The government recommends a Presidential Pardon for Nicky Kelly, over his conviction and subsequent imprisonment for involvement in the Sallins Train Robbery.

At a news conference at government buildings, the Minister for Justice Padraig Flynn announced that the government was requesting the President to grant an immediate pardon to Nicky Kelly under Article 13.6 of the constitution in respect of his conviction on 15 December 1978.

Minister Flynn explained that the evidence provided in the RTÉ 'Wednesday Report' programme had contributed to the decision to request a pardon for Mr Kelly. In the programme a Scottish speech pattern expert said that the statement which was used to convict Kelly was not the work of one person. The pardon would effectively remove any charges made against Mr Kelly. 

Speaking to Charlie Bird following a press conference Minister Flynn said

The government agreed today to recommend a pardon to Nicky Kelly and in the eyes of the law he's innocent of all the charges that were brought against him.

Minister Flynn said the verdict was a decision made by the courts on the basis of the evidence available at the time. He said that as new evidence came to light, the entire case was reviewed and recommendations for a pardon were made.

Nicky Kelly is an innocent man of all the charges that were brought against him.

An RTÉ News report broadcast on 28 April 1992. The reporter is Charlie Bird.

The granting of a pardon was a long and arduous process and is best understood in the context of the sequence of events that occurred between the robbery in 1976 and the present. 

A mail train travelling from Cork to Dublin had been held up by armed and masked men near Sallins in County Kildare. Bags containing an estimated £200,000 were stolen.

During the trial of Nicky Kelly and his two co-accused, there were allegations of ill-treatment during questioning and suggestions of a Garda heavy gang. All of these allegations were denied by Gardaí. In Kelly's case, the medical officer of Mountjoy Prison told the court that bruising on him was consistent with having been beaten or knocked about. However, the court accepted Garda denials and all three men were convicted. Four days before the court decision, Kelly absconded while out on bail and was sentenced in his absence to twelve years in prison.

Two years later the court of appeal quashed the convictions of the other two, Oscar Breathnach and Bernard McNally, on the basis that their alleged verbal statements were not legally admissible. Kelly, who had fled to the US, returned but his appeal was dismissed. He then appealed to the supreme court on a point of law concerning his detention under the Offences Against the State Act. However, this appeal was also turned down.

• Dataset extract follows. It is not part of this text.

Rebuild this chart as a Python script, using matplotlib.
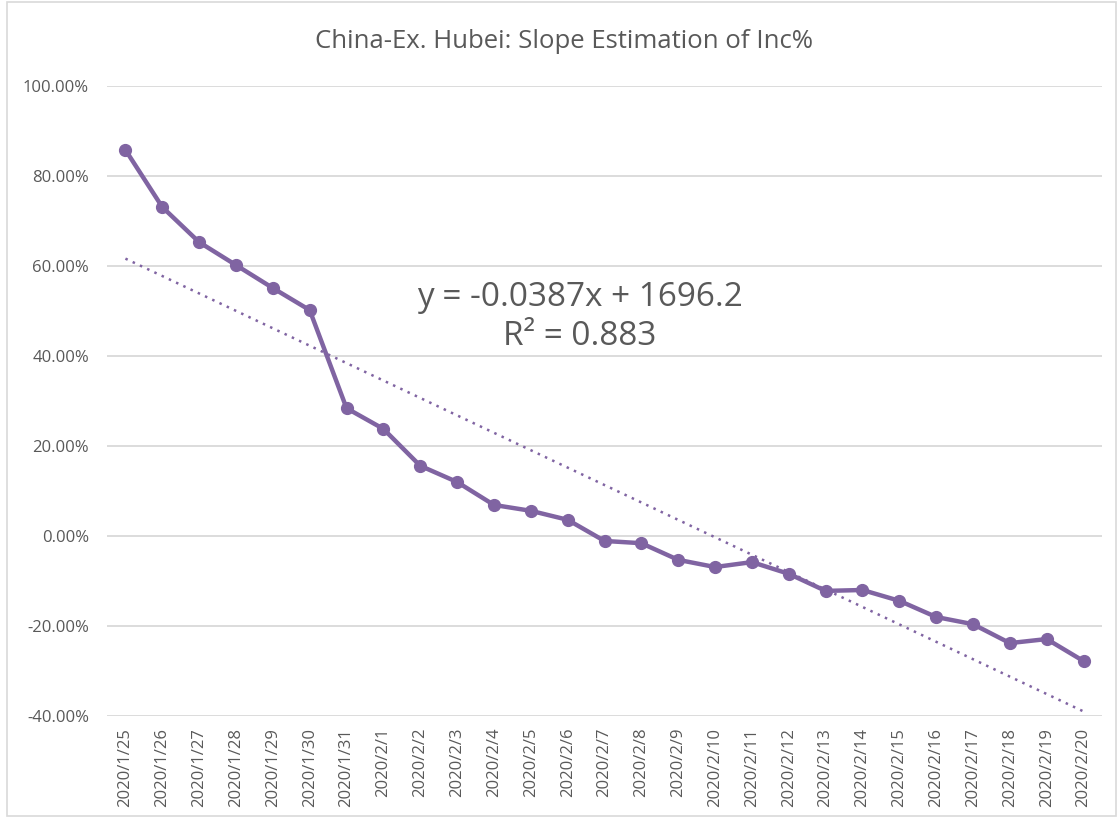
import matplotlib
matplotlib.use("Agg")
import matplotlib.pyplot as plt
import numpy as np
from matplotlib.ticker import FuncFormatter
from matplotlib.patches import Rectangle

dates = ["2020/1/25", "2020/1/26", "2020/1/27", "2020/1/28", "2020/1/29", "2020/1/30",
         "2020/1/31", "2020/2/1", "2020/2/2", "2020/2/3", "2020/2/4", "2020/2/5",
         "2020/2/6", "2020/2/7", "2020/2/8", "2020/2/9", "2020/2/10", "2020/2/11",
         "2020/2/12", "2020/2/13", "2020/2/14", "2020/2/15", "2020/2/16", "2020/2/17",
         "2020/2/18", "2020/2/19", "2020/2/20"]
inc_pct = [85.8, 73.1, 65.3, 60.2, 55.1, 50.2, 28.4, 23.8, 15.6, 12.0, 6.9, 5.6, 3.6,
           -1.1, -1.6, -5.3, -6.9, -5.8, -8.4, -12.2, -12.0, -14.4, -18.0, -19.6,
           -23.8, -22.9, -27.8]
y_ticks = [-40, -20, 0, 20, 40, 60, 80, 100]
title = "China-Ex. Hubei: Slope Estimation of Inc%"
eq_text = "y = -0.0387x + 1696.2\nR\u00b2 = 0.883"

plt.rcParams['font.family'] = ['Open Sans', 'DejaVu Sans']
purple = "#8064A2"
grey_text = "#595959"

fig = plt.figure(figsize=(11.2, 8.23), dpi=100)
ax = fig.add_axes([107/1120, 1-716/823, (1102-107)/1120, (716-86)/823])

x = np.arange(len(dates))
vals = np.array(inc_pct)
coef = np.polyfit(x, vals, 1)
trend = np.polyval(coef, x)

ax.plot(x, trend, linestyle=(0, (1, 2.2)), color=purple, lw=1.8, zorder=3)
ax.plot(x, vals, color=purple, lw=3.2, marker='o', markersize=8.5, zorder=4,
        solid_joinstyle='round')

ax.set_xlim(-0.5, len(dates) - 0.5)
ax.set_ylim(-40, 100)
ax.set_yticks(y_ticks)
ax.yaxis.set_major_formatter(FuncFormatter(lambda v, p: f"{v:.2f}%"))
ax.set_xticks(x)
ax.set_xticklabels(dates, rotation=90, va='top', ha='center')
ax.tick_params(axis='both', length=0, colors=grey_text, labelsize=12)
ax.tick_params(axis='y', pad=13)
ax.tick_params(axis='x', pad=8.5)
ax.grid(axis='y', color="#D9D9D9", lw=1.3)
ax.set_axisbelow(True)
for s in ax.spines.values():
    s.set_visible(False)

fig.text(564/1120, 1 - 42/823, title, ha='center', va='center',
         fontsize=18.5, color=grey_text)
fig.text(580/1120, 1 - 317/823, eq_text, ha='center', va='center',
         fontsize=24, color=grey_text, linespacing=1.2)

fig.patches.append(Rectangle((0.006, 0.008), 0.99, 0.99, transform=fig.transFigure,
                             fill=False, edgecolor="#D9D9D9", lw=1.2))

fig.savefig("out.png", dpi=100, facecolor="white")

Kelly later went on hunger strike and was moved to the military hospital in the Curragh Camp. He petitioned the then Minister for Justice, Michael Noonan, for remission of his remaining sentence on medical grounds and in May 1984 after serving four years was released on what Mr Noonan called humanitarian grounds. Nicky Kelly continued to campaign to clear his name, claiming he was convicted on a fabricated statement.

In October 1991 the then Minister for Justice Mr Ray Burke said he would consider claims made on an RTÉ 'Wednesday Report' on the case.  In March 1992, the Minister for Justice Mr Flynn told the Dáil that Kelly's legal advisors had submitted a petition to the government requesting a pardon and that this was being considered in consultation with the Attorney General. The Attorney General then made a recommendation to government to submit a request for a Presidential Pardon.